> _EXERCISE REQUIREMENTS_:
In the data, extract each line that holds the string "matches".

> _Saved data entries_:

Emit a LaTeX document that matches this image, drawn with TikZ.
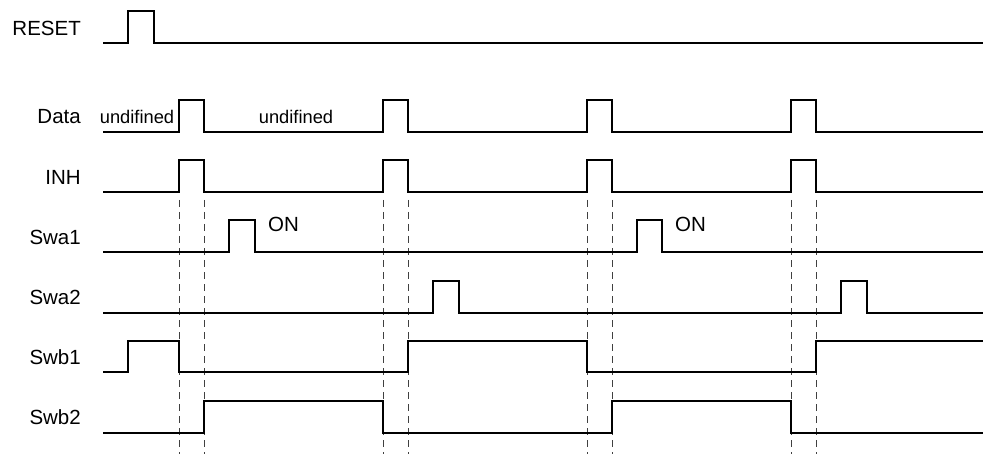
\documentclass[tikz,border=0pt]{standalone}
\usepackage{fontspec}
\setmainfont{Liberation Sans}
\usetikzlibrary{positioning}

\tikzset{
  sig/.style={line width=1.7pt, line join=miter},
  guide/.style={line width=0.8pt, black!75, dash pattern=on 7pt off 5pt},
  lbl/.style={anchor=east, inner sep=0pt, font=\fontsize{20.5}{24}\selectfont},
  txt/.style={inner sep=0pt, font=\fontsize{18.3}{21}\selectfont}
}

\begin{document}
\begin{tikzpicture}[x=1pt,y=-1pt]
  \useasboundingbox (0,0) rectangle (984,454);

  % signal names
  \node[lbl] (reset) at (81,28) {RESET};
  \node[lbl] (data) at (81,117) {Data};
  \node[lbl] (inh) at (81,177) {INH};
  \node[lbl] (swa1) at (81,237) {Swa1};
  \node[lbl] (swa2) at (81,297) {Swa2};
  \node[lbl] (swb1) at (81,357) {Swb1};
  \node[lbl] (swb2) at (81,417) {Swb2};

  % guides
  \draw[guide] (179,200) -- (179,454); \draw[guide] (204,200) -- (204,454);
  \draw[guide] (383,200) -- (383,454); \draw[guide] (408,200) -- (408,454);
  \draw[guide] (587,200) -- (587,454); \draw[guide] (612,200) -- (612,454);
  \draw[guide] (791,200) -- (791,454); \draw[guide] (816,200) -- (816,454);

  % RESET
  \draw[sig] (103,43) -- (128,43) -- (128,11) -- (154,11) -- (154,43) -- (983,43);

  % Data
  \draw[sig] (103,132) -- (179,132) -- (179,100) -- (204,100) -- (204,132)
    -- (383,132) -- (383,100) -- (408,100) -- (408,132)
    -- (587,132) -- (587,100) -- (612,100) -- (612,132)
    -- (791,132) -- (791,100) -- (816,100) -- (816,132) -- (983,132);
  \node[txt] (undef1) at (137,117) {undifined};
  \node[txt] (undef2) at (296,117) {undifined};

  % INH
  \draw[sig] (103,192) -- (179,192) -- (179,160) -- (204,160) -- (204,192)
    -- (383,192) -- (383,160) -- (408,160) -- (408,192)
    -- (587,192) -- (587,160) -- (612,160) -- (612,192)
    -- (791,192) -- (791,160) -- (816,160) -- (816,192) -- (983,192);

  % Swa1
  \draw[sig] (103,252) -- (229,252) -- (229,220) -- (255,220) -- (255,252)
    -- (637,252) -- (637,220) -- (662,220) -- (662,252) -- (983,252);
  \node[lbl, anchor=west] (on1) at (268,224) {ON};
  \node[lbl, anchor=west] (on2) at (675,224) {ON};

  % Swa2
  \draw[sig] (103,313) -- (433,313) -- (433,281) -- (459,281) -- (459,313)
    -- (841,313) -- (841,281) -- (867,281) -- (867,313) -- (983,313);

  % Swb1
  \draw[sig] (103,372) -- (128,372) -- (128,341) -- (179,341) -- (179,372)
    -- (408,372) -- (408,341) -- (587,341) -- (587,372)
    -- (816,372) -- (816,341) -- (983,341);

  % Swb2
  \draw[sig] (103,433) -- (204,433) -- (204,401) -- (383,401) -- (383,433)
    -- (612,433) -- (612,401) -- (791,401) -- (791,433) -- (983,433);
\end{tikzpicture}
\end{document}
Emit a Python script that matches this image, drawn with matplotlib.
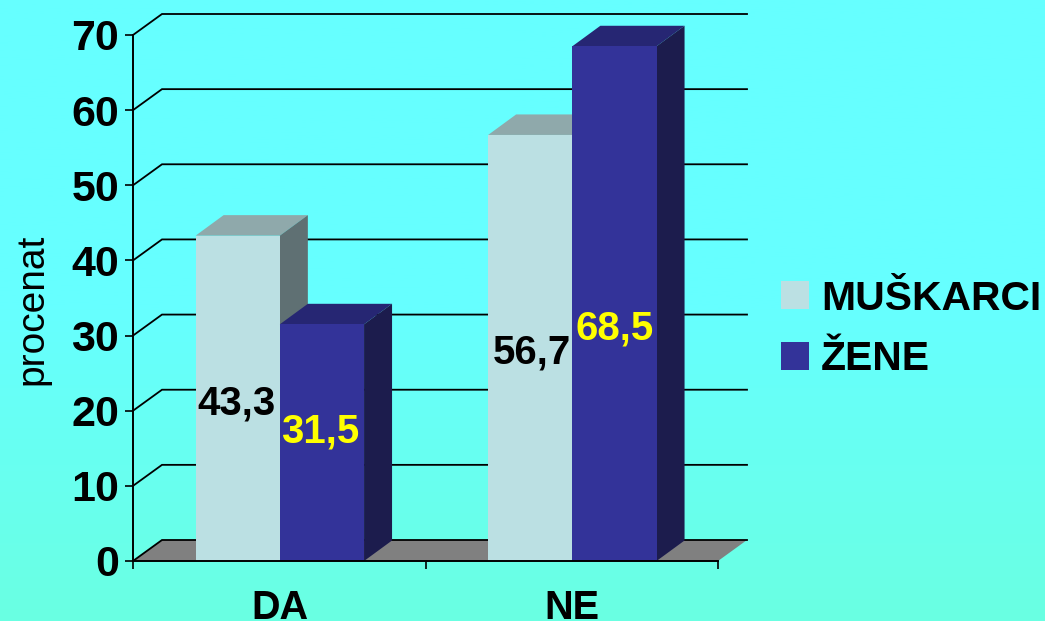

> _RESULT FOR THIS EXERCISE_:
Emit a LaTeX document that matches this image, drawn with TikZ.
Emit a Python script that matches this image, drawn with matplotlib.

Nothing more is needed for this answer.